▽
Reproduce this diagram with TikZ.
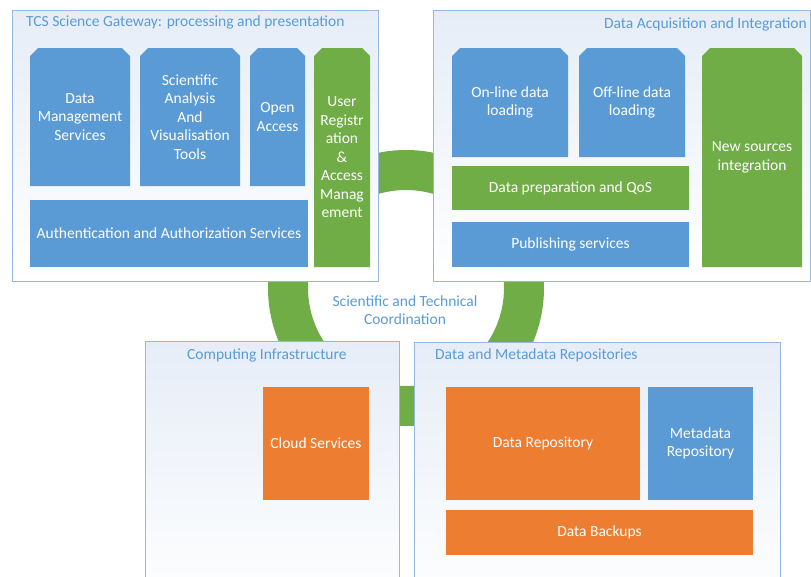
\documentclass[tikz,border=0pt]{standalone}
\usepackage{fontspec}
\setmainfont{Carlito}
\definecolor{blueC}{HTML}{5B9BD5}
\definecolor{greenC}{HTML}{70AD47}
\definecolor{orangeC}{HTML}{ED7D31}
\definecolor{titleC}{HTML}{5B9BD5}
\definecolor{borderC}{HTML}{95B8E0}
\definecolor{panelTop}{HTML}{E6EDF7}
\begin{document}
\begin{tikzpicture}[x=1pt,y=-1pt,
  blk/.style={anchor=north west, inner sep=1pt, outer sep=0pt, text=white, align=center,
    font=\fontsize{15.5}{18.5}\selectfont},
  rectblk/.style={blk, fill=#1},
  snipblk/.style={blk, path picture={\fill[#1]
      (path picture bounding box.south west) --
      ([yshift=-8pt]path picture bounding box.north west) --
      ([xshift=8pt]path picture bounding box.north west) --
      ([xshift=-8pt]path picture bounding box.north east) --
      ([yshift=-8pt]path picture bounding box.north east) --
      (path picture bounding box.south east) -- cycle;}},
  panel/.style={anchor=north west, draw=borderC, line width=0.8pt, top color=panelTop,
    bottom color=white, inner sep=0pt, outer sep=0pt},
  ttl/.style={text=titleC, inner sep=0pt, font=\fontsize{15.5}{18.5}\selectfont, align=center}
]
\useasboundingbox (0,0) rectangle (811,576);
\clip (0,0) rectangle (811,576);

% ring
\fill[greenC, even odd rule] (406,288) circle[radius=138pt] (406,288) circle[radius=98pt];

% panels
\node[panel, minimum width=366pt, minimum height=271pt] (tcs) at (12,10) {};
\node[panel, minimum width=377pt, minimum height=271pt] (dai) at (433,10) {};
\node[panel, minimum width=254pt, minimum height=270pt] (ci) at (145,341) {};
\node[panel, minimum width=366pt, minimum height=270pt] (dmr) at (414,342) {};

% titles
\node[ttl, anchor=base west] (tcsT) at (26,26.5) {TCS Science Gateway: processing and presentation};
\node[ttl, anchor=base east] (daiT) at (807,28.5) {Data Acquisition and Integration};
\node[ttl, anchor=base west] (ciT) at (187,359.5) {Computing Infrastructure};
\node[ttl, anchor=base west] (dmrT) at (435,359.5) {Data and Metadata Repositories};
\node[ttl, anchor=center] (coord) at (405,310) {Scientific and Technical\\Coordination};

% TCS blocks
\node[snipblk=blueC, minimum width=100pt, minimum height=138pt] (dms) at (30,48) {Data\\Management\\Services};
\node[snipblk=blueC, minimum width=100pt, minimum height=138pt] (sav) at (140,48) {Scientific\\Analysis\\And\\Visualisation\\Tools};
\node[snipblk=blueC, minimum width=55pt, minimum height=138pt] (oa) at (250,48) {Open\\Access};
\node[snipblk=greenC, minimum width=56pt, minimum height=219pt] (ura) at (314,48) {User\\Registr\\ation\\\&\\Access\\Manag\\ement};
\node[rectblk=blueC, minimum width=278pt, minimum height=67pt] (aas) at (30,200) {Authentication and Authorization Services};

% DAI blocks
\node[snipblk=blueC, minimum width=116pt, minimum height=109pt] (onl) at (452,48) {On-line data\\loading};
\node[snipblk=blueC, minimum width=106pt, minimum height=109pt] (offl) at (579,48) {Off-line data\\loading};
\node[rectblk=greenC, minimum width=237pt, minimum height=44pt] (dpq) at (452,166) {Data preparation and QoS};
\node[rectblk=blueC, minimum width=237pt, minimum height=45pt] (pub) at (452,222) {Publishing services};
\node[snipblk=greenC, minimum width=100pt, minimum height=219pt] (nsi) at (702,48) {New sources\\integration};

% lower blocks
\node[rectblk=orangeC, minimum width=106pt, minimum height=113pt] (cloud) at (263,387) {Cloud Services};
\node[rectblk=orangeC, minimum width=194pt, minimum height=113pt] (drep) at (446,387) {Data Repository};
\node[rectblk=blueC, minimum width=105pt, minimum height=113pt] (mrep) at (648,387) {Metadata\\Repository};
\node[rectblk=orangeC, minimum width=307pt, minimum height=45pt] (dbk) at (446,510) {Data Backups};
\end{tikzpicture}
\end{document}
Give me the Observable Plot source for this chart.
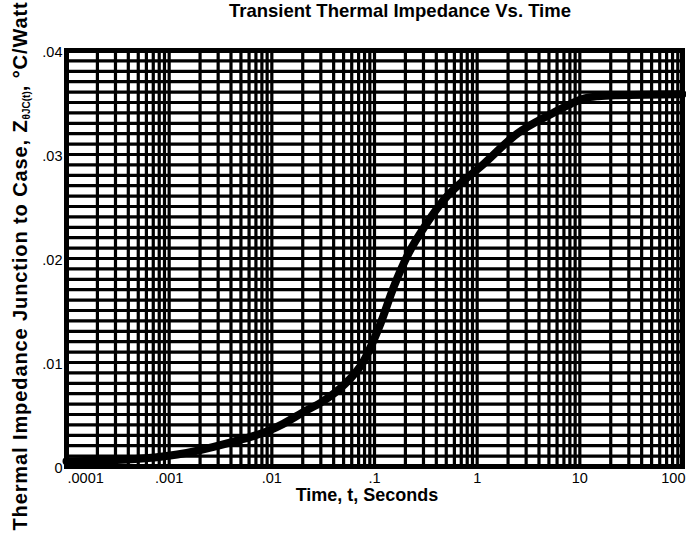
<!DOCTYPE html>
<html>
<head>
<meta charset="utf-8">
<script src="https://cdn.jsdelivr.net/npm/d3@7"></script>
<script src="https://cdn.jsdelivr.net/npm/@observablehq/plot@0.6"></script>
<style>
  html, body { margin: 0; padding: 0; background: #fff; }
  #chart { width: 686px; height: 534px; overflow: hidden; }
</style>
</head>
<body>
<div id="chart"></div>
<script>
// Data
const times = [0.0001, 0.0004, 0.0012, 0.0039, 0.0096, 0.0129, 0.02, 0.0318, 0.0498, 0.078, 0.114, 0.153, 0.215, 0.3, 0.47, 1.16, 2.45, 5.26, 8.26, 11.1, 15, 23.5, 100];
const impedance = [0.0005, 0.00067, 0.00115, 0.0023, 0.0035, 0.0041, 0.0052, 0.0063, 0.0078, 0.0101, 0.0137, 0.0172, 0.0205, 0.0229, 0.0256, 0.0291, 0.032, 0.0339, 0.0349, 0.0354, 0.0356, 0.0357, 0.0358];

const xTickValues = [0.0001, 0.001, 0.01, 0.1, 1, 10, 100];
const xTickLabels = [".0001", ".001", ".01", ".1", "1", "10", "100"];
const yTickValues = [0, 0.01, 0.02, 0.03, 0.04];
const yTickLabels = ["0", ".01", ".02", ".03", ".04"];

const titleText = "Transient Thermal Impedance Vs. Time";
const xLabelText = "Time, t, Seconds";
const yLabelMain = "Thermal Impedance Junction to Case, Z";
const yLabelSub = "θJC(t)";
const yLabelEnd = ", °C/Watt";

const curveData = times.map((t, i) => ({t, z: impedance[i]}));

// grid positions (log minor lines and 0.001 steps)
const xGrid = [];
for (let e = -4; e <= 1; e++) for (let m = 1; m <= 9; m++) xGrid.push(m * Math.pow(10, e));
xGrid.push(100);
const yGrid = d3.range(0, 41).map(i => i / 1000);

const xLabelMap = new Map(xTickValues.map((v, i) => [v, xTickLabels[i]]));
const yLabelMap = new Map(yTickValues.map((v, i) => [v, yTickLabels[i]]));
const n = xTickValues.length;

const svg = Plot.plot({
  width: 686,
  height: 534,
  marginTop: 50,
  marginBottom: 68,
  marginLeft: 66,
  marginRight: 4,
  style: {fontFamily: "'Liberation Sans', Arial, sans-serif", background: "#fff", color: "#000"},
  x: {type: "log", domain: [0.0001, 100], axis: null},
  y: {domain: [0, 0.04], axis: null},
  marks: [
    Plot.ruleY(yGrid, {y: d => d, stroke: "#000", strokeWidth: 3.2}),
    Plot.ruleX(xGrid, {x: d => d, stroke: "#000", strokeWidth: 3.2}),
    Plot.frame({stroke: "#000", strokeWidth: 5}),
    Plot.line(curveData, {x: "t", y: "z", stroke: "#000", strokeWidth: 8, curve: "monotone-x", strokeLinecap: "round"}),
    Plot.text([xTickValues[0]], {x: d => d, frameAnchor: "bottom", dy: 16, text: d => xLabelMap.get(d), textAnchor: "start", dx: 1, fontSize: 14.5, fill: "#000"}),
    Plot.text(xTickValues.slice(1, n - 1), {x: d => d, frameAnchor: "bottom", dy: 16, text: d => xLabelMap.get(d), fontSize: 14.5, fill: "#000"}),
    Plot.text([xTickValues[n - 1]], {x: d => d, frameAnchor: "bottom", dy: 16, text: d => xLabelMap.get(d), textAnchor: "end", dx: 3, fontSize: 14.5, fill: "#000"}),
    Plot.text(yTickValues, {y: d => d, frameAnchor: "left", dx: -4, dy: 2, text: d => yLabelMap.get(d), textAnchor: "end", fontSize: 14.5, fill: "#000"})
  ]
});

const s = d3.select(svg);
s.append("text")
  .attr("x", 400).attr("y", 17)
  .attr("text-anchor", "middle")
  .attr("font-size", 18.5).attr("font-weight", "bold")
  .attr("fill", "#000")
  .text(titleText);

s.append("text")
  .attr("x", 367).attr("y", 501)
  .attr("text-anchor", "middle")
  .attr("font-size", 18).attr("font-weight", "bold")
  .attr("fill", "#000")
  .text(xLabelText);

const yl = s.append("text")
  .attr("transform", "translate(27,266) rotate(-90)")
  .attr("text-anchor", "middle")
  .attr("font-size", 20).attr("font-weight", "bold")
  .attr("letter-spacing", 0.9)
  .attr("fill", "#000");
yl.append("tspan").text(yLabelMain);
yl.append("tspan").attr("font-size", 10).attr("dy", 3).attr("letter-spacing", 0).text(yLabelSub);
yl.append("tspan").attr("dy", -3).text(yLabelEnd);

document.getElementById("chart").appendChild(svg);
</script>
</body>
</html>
△
» **Work instructions**: Set down, word for word, the lines from the one holding "Give me the" through the one holding "0.0356, 0.0357, 0.0358];". Skip the pictures.

» **The solution**:
Give me the Observable Plot source for this chart.
<!DOCTYPE html>
<html>
<head>
<meta charset="utf-8">
<script src="https://cdn.jsdelivr.net/npm/d3@7"></script>
<script src="https://cdn.jsdelivr.net/npm/@observablehq/plot@0.6"></script>
<style>
  html, body { margin: 0; padding: 0; background: #fff; }
  #chart { width: 686px; height: 534px; overflow: hidden; }
</style>
</head>
<body>
<div id="chart"></div>
<script>
// Data
const times = [0.0001, 0.0004, 0.0012, 0.0039, 0.0096, 0.0129, 0.02, 0.0318, 0.0498, 0.078, 0.114, 0.153, 0.215, 0.3, 0.47, 1.16, 2.45, 5.26, 8.26, 11.1, 15, 23.5, 100];
const impedance = [0.0005, 0.00067, 0.00115, 0.0023, 0.0035, 0.0041, 0.0052, 0.0063, 0.0078, 0.0101, 0.0137, 0.0172, 0.0205, 0.0229, 0.0256, 0.0291, 0.032, 0.0339, 0.0349, 0.0354, 0.0356, 0.0357, 0.0358];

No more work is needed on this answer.